A teenager in Southern Minnesota could face up to 10 years on the sex offender registry—all because she sent an explicit selfie. 

Jane Doe is facing criminal charges that could impact her entire future—her housing, college, employment, and more. All because she sent an explicit Snapchat of herself to a boy she liked.  

Jane used the phone-based application Snapchat to send an explicit selfie to a boy at her school in Southern Minnesota. He went on to make a copy and distribute it to other students without Jane’s permission.

Now Jane is facing charges of distribution of child pornography and could face up to 10 years on the sex offender registry.

Sexting refers to a wide range of behaviors—from sending sexually suggestive text messages to explicit photos or videos. There is no dearth of research on sexting and adolescents—researchers have been trying to understand the prevalence, motivation, and risk factors for over a decade. And while psychologists vary in terms of their findings, one thing is clear—sexting is common. And it isn’t going away.

The Cyberbullying Research Center surveyed 5,500 middle and high school students from across the United States. They found 12 percent of students reported sending an explicit image of themselves to another person at some point in their lifetime.[1] Other researchers have reported even higher rates.[2]

Should more than one in every 10 teenagers be charged and placed on a sex offender registry for sending or receiving a sext? Of course not. Using the law to set an example and shame some teenagers undermines the seriousness and intent of child pornography laws.

Minnesota statute 617.247 clearly states that its intent is to “protect minors from the physical and psychological damage caused by their being used in pornographic work depicting sexual conduct which involves minors.” Yet it is the state, not Jane that is doing the victimizing.

“I’m not a criminal for taking a selfie,” stated Jane Doe. “Sexting is common among teens at my school, and we shouldn’t face charges for doing it. I don’t want anyone else to go through what I’m going through.”

Last year, New Mexico passed HB 65, a sexting law that allows people aged 14 to 18 to engage in consensual sexting. Supporters of the bill advocated for it not because they believed teenagers should be sexting—but rather because teenagers are sexting. Young people should not face damaging criminal charges that will follow them for decades for engaging in something that is undeniably common and, arguably, developmentally-appropriate.

And while states around the country have worked to refine and update their laws, Minnesota has not kept up with technology.

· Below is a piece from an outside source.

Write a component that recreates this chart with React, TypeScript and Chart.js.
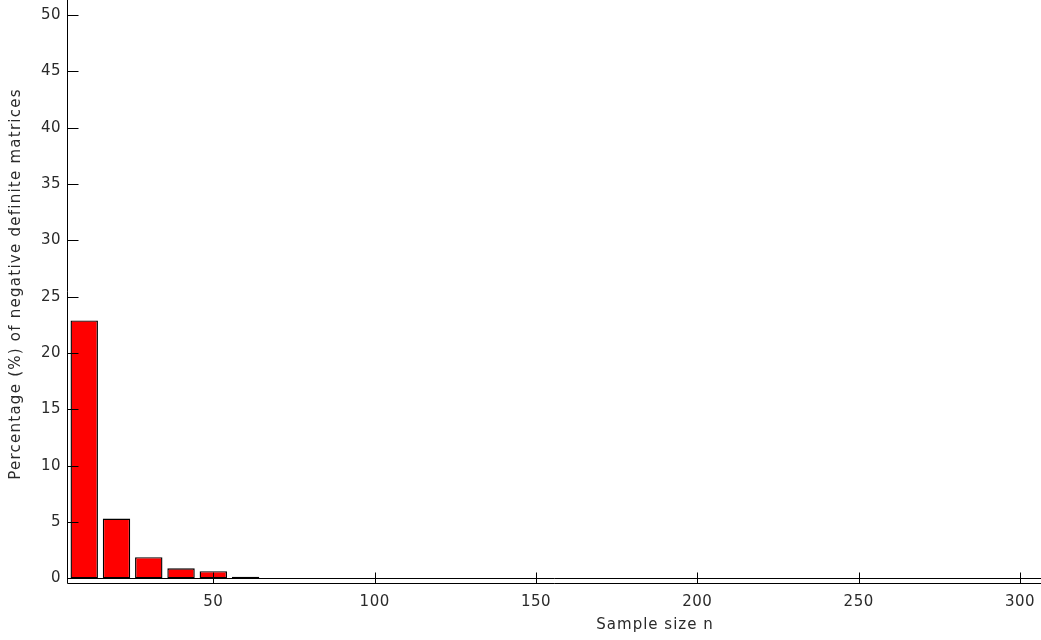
import React, { useEffect, useRef } from "react";
import { Chart, registerables } from "chart.js";

Chart.register(...registerables);

// ---- data ----
const sampleSizes: number[] = [
  10, 20, 30, 40, 50, 60, 70, 80, 90, 100, 110, 120, 130, 140, 150,
  160, 170, 180, 190, 200, 210, 220, 230, 240, 250, 260, 270, 280, 290, 300,
];
const negativeDefinitePct: number[] = [
  22.9, 5.32, 1.89, 0.91, 0.65, 0.15, 0, 0, 0, 0, 0, 0, 0, 0, 0,
  0, 0, 0, 0, 0, 0, 0, 0, 0, 0, 0, 0, 0, 0, 0,
];
const xTickValues: number[] = [50, 100, 150, 200, 250, 300];
const yTickValues: number[] = [0, 5, 10, 15, 20, 25, 30, 35, 40, 45, 50];
const xAxisTitle = "Sample size n";
const yAxisTitle = "Percentage (%) of negative definite matrices";

const FONT = '"DejaVu Sans", "Liberation Sans", Arial, sans-serif';
const TEXT_COLOR = "#2a2a2a";

const matlabAxesPlugin = {
  id: "matlabAxes",
  beforeDraw(chart: any) {
    const ctx = chart.ctx as CanvasRenderingContext2D;
    ctx.save();
    ctx.fillStyle = "#ffffff";
    ctx.fillRect(0, 0, chart.width, chart.height);
    ctx.restore();
    (ctx as any).letterSpacing = "0.5px";
  },
  afterDatasetsDraw(chart: any) {
    const ctx = chart.ctx as CanvasRenderingContext2D;
    const { chartArea, scales } = chart;
    const xs = scales.x;
    const ys = scales.y;
    const left = Math.round(chartArea.left) + 0.5;
    const right = chartArea.right;
    const bottom = Math.round(chartArea.bottom) + 0.5;
    const top = chartArea.top;
    const tickLen = 11;
    ctx.save();
    ctx.strokeStyle = "#000000";
    ctx.lineWidth = 1;
    ctx.beginPath();
    // y axis
    ctx.moveTo(left, top);
    ctx.lineTo(left, bottom);
    // x axis
    ctx.moveTo(left, bottom);
    ctx.lineTo(right, bottom);
    // baseline at 0
    const y0 = Math.round(ys.getPixelForValue(0)) + 0.5;
    ctx.moveTo(left, y0);
    ctx.lineTo(right, y0);
    // x ticks (inside)
    xTickValues.forEach((v) => {
      const px = Math.round(xs.getPixelForValue(v)) + 0.5;
      ctx.moveTo(px, bottom);
      ctx.lineTo(px, bottom - tickLen);
    });
    // y ticks (inside)
    yTickValues.forEach((v) => {
      const py = Math.round(ys.getPixelForValue(v)) + 0.5;
      ctx.moveTo(left, py);
      ctx.lineTo(left + tickLen, py);
    });
    ctx.stroke();

    // axis titles
    ctx.fillStyle = TEXT_COLOR;
    ctx.font = `15px ${FONT}`;
    (ctx as any).letterSpacing = "1px";
    ctx.textAlign = "center";
    ctx.textBaseline = "middle";
    ctx.fillText(xAxisTitle, 655, 625);
    (ctx as any).letterSpacing = "1.25px";
    ctx.translate(16, 284);
    ctx.rotate(-Math.PI / 2);
    ctx.fillText(yAxisTitle, 0, 0);
    ctx.restore();
  },
};

export default function App() {
  const canvasRef = useRef<HTMLCanvasElement | null>(null);

  useEffect(() => {
    if (!canvasRef.current) return;
    const chart = new Chart(canvasRef.current, {
      type: "bar",
      data: {
        datasets: [
          {
            data: sampleSizes.map((n, i) => ({ x: n, y: negativeDefinitePct[i] })),
            backgroundColor: "#ff0000",
            borderColor: "#000000",
            borderWidth: 1.4,
            borderSkipped: false,
            barPercentage: 0.85,
            categoryPercentage: 1,
          },
        ],
      },
      options: {
        animation: false,
        responsive: false,
        devicePixelRatio: 1,
        layout: { padding: 0 },
        plugins: {
          legend: { display: false },
          tooltip: { enabled: false },
          title: { display: false },
        },
        scales: {
          x: {
            type: "linear",
            offset: false,
            min: 4.66,
            max: 306.5,
            grid: { display: false, drawTicks: false },
            border: { display: false },
            ticks: {
              color: TEXT_COLOR,
              font: { family: FONT, size: 15 },
              padding: 10,
              maxRotation: 0,
              autoSkip: false,
            },
            afterBuildTicks: (scale: any) => {
              scale.ticks = xTickValues.map((v) => ({ value: v }));
            },
            afterFit: (scale: any) => {
              scale.height = 57;
              scale.paddingLeft = 0;
              scale.paddingRight = 0;
            },
          },
          y: {
            type: "linear",
            min: -0.4,
            max: 51.33,
            grid: { display: false, drawTicks: false },
            border: { display: false },
            ticks: {
              color: TEXT_COLOR,
              font: { family: FONT, size: 15 },
              padding: 6,
              autoSkip: false,
            },
            afterBuildTicks: (scale: any) => {
              scale.ticks = yTickValues.map((v) => ({ value: v }));
            },
            afterFit: (scale: any) => {
              scale.width = 67;
              scale.paddingTop = 0;
              scale.paddingBottom = 0;
            },
          },
        },
      },
      plugins: [matlabAxesPlugin],
    } as any);
    return () => chart.destroy();
  }, []);

  return (
    <div style={{ position: "absolute", left: 0, top: 0, width: 1041, height: 640, background: "#fff" }}>
      <canvas ref={canvasRef} width={1041} height={640} style={{ display: "block" }} />
    </div>
  );
}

Contorting and interpreting the child pornography laws to address sexting behaviors of teenagers only leads to inconsistent application and inappropriately harsh punishment. Some teenagers who sext will face no consequences. Others will be met with community-based responses. Others, like Jane, could have their entire lives turned upside down. 

Sexting is not without consequences—but all teenagers make mistakes. There are ways for parents, schools, and communities to respond to sexting without criminalizing young people, jeopardizing their futures, and undermining the real pursuit and prosecution of those who exploit children.  

Today we filed a brief in Jane’s case arguing that the prosecutor is abusing the intent of the law. Jane is fighting back against the blatant shaming and fearmongering of the state. The ACLU of Minnesota stands with her.